I use kroger brand! It's low carb!:banplease:


----------



## Josh Lucky 13 (Dec 23, 2010)

MoreBeer said:


> Since I'm Polish, I only go with Poland Spring DW. Its the right thing to do.


I thought Polish distilled water was called vodka??


----------



## ktblunden (Oct 7, 2010)

Josh Lucky 13 said:


> I thought Polish distilled water was called vodka??


Zing!


----------



## Cigary (Oct 19, 2007)

Well of course,,,just like all beers are the same. J/K....Distillation involves boiling the water and then condensing the steam into a clean container.

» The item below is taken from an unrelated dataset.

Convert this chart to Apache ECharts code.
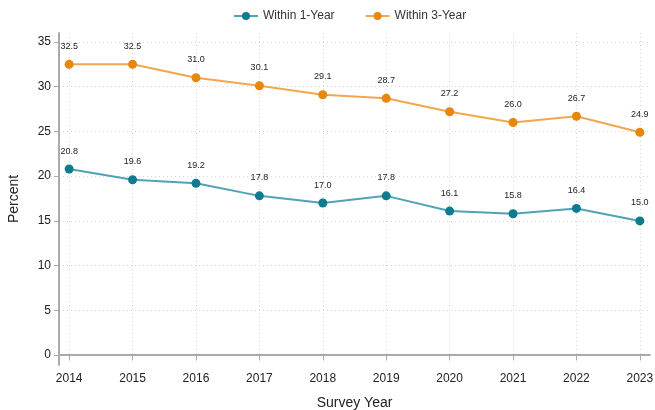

I was unaware that this process has been going on since 200 AD by Alexander of Aphrodisias. What is interesting is reading everything about the health effects of drinking DW vs regular water or "tap water"....talk about an industry that ensures that it keeps this whole thing up in the air. Tons of money to be made on the topic of "healty water."


----------



## bnbtobacco (Oct 18, 2010)

lamontjb said:


> Well, this might be a dumb question, but I wanted to know whether all brands of distilled water are equal. And if so, what is the best brand to use for your humidor? I'm about one week away from getting my new cabinet humidor to ship and I want to make sure I have the best water ready for seasoning.


For me all Distilled water are equal as long as they under go the same process of distillation, In my opinion any brand will do for you humidor.


----------